Perhaps they ask too many questions at board meetings (or at least, more questions than you want to answer). Perhaps you don’t like their politics or their opinions or their attitudes. Maybe they’re just obnoxious. Or maybe …
Well, it’s always something, isn’t it? Whether the matter at hand is large or small—ideological or personal—our differences make loving one another difficult.
In the small congregation which I serve, I see these dramas play out … Well, continually.
I guess that’s the unique challenge of being part of a small family of faith. There’s not much space between us. Not a whole lot of breathing room. We deal with the same people, week after week. Fundraiser after fundraiser. The kitchen becomes too easily crowded … and we get on each other’s nerves.
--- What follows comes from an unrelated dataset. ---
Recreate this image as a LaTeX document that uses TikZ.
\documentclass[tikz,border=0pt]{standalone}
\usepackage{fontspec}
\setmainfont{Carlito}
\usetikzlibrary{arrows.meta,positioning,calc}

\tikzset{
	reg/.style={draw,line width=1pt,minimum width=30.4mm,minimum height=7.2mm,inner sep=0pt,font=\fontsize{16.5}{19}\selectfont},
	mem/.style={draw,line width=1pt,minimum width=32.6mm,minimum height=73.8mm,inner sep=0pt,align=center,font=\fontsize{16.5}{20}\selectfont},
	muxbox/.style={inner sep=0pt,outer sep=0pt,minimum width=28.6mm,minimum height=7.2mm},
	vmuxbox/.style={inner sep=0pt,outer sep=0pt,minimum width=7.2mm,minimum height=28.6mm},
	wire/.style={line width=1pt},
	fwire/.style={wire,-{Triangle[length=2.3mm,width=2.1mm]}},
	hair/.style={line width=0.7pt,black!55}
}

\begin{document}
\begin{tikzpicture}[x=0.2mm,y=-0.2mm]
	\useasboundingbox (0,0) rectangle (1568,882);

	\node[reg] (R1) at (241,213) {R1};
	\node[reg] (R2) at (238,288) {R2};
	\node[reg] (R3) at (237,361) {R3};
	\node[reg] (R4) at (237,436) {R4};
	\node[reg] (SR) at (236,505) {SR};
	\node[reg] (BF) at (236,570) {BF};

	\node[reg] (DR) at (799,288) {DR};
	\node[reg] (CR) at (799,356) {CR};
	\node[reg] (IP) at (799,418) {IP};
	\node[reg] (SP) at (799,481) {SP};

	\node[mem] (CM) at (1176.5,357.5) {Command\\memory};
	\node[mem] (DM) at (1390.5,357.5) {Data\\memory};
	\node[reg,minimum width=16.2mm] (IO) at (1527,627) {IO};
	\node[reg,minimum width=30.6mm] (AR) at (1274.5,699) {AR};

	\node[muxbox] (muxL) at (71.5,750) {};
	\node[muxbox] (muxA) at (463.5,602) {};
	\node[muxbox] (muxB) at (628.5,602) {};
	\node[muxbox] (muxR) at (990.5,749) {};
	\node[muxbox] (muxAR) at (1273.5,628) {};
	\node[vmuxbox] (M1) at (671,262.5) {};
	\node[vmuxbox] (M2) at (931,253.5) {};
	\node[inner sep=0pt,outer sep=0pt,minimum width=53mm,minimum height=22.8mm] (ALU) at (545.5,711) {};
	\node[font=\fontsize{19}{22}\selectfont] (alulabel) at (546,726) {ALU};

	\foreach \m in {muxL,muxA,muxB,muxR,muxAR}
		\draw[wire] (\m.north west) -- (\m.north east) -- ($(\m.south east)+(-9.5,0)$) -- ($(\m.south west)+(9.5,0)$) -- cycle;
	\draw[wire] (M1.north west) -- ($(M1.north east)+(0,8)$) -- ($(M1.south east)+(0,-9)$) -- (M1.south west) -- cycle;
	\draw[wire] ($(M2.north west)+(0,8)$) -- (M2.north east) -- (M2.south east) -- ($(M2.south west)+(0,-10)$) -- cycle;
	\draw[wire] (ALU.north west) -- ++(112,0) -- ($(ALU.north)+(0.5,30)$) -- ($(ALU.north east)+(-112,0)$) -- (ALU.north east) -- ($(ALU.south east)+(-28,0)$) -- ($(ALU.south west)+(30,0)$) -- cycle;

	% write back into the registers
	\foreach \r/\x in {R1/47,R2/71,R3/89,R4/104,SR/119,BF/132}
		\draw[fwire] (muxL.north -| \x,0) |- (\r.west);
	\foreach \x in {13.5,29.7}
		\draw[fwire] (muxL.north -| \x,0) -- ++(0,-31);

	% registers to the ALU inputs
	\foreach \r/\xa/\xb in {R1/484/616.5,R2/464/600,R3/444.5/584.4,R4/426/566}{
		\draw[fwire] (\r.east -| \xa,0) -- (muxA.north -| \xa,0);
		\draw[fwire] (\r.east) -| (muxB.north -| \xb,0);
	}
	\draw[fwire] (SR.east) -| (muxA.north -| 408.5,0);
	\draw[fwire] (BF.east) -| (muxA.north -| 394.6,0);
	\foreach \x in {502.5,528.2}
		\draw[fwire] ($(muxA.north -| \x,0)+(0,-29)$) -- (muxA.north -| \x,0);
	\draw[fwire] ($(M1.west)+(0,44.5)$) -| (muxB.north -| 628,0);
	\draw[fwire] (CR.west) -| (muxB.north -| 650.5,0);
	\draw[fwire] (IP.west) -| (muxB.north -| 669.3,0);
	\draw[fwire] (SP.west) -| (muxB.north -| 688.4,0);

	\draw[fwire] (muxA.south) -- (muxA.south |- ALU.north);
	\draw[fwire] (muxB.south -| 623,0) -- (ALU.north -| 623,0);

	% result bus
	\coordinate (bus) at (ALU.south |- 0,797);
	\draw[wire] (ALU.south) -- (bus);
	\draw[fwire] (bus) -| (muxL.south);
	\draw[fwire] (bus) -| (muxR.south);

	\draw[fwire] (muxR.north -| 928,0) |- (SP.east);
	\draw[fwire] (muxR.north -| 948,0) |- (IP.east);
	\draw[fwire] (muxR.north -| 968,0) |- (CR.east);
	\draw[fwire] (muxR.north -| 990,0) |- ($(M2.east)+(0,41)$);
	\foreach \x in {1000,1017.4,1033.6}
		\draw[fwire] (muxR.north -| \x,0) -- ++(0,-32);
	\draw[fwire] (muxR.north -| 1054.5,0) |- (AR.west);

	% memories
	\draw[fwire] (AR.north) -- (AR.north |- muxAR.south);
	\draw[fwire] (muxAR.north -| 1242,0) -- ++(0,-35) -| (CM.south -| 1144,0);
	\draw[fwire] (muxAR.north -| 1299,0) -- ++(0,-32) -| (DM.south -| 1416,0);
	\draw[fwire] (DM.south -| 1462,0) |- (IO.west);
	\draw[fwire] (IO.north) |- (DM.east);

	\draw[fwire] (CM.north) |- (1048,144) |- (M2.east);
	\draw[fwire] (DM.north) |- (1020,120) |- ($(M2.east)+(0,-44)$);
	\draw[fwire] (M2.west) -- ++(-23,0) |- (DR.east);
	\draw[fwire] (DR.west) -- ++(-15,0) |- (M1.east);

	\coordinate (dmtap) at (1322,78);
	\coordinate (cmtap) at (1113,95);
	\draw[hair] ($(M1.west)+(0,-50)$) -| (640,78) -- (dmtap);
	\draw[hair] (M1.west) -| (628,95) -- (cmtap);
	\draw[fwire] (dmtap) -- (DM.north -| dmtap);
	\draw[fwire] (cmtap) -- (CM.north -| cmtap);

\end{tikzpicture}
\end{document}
And then—whether we verbalize it, or not—we begin to question our love for one another.
“Why do I have to put up with so-and-so?”
But here’s the thing … and I guess it’s the unique blessing of being part of a small family of faith …
We truly are family. Even if we don’t always like each other, when the chips are down, our love shines through. When one of us is in trouble or in need, the rest of us come through. We pitch in and help. Which is what a family does. Which is why our small part of Christ’s body has survived—through thick and thin, through the best of times and the worst of times—for more than six decades, and counting.
Small congregations are like that—if they’re healthy, if they abide in the love of Christ. Perhaps they’re always going to be better at caring than big congregations are (generally speaking). They’re definitely better at it than denominations are. They always will be. But all of us can learn from their example.
Is the commandment to love one another a burdensome thing? You know … it really isn’t. Not if we see each other as sisters and brothers—as beloved children of God—rather than as ideological or personal adversaries.
Let’s think about these things, when next we approach the Table of our Lord. Or when the person sitting next to us unwraps one of those blasted candies. Amen.